The sudden resignation of Speaker Martin Romualdez, after being implicated as the key conspirator in the billions lost to flood control projects—alongside congressman-contractors and his close ally, former House Appropriation Chair Rep. Zaldy Co—raises more questions than it answers. By stepping down and endorsing Rep. Bodjie Dy, a staunch ally of presidential son Zandro Marcos, Romualdez may have relinquished the gavel, but has he truly relinquished responsibility?
For Juan dela Cruz, the lingering questions remain: Is Romualdez now off the hook simply because he denounced the speakership? Does accountability die the moment one resigns from power? And what of the President—does his integrity suddenly shine brighter when it is clear that he, too, benefited from the political machinery his cousin once led?
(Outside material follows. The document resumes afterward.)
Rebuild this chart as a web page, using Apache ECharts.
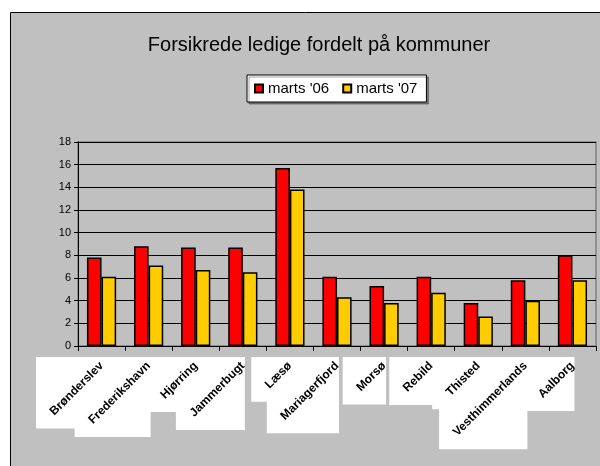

Resignation is not redemption. If anything, it looks like a carefully staged act in a political circus where clowns distract the public while acrobats maneuver behind the curtains. It is a performance designed not to seek justice, but to protect dynastic interests.
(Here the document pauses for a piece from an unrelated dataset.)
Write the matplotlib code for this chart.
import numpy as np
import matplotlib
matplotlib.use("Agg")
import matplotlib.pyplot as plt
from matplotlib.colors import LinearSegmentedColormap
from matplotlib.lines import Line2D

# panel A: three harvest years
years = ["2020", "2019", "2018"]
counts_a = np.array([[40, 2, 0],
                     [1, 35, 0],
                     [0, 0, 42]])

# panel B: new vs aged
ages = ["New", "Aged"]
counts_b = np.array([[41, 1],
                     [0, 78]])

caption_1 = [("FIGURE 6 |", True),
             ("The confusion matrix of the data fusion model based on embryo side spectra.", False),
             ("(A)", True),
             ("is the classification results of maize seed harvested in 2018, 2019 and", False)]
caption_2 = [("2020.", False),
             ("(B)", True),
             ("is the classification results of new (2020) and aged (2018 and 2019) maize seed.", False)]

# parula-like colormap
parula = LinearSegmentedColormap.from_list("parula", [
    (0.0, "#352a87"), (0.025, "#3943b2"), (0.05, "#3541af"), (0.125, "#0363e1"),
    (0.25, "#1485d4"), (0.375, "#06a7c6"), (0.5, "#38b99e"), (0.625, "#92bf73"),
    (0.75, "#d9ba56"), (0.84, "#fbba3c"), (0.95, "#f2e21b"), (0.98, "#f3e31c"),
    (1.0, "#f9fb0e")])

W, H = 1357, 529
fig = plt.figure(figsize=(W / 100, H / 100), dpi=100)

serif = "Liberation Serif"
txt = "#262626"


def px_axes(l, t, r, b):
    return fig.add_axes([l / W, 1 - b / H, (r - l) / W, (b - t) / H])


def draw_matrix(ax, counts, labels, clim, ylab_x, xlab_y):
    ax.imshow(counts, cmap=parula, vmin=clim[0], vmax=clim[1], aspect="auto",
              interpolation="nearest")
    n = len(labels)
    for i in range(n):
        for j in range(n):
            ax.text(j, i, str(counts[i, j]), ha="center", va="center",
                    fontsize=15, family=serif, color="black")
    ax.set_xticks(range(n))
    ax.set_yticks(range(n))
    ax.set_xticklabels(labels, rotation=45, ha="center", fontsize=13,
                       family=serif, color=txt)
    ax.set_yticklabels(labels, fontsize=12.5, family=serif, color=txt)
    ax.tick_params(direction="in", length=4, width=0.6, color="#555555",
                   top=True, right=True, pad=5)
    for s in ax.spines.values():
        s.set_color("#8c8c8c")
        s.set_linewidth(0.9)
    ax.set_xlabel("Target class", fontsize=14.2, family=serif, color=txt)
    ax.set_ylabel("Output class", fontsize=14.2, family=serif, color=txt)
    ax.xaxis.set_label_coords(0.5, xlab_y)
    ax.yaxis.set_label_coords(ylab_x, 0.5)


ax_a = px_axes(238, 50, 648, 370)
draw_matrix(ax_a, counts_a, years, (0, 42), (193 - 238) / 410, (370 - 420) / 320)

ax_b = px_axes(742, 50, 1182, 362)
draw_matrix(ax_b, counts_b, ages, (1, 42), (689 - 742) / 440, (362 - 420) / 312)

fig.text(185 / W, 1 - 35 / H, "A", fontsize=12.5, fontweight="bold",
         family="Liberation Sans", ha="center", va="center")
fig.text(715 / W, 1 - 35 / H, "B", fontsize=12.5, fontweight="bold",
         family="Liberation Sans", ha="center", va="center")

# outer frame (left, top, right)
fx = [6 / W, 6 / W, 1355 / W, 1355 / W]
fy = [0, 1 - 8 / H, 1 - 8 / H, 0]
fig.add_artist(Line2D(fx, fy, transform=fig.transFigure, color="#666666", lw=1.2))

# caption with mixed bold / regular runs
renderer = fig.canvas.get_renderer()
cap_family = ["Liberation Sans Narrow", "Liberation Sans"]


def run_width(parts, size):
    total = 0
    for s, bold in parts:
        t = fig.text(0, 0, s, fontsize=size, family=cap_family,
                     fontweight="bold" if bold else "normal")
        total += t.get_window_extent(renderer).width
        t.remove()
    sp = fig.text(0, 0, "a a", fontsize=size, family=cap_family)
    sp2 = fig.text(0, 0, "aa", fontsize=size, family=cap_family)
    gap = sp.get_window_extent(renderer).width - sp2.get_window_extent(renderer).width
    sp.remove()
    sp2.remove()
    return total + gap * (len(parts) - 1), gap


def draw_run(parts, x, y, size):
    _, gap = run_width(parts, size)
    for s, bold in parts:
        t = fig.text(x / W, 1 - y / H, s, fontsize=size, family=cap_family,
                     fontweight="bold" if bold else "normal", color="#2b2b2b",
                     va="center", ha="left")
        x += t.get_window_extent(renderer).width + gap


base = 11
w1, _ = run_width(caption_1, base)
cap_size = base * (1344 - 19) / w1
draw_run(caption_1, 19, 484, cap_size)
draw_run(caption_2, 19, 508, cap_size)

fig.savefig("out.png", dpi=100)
In the end, Filipinos are once again left asking themselves: Are we to be proud of a system where the powerful simply bow out when caught, only to reemerge in another form, with another title, shielded by the same walls of influence? Or are we to accept that accountability in this country is nothing more than a disappearing act, performed at the expense of the people’s trust?
Philippine politics has long been a theater of survival, not of service. And unless the people demand more than spectacles, the cycle of betrayal will continue—leaving us with the bitter truth that resignation, in this land, is never the end of guilt, only the beginning of another cover-up.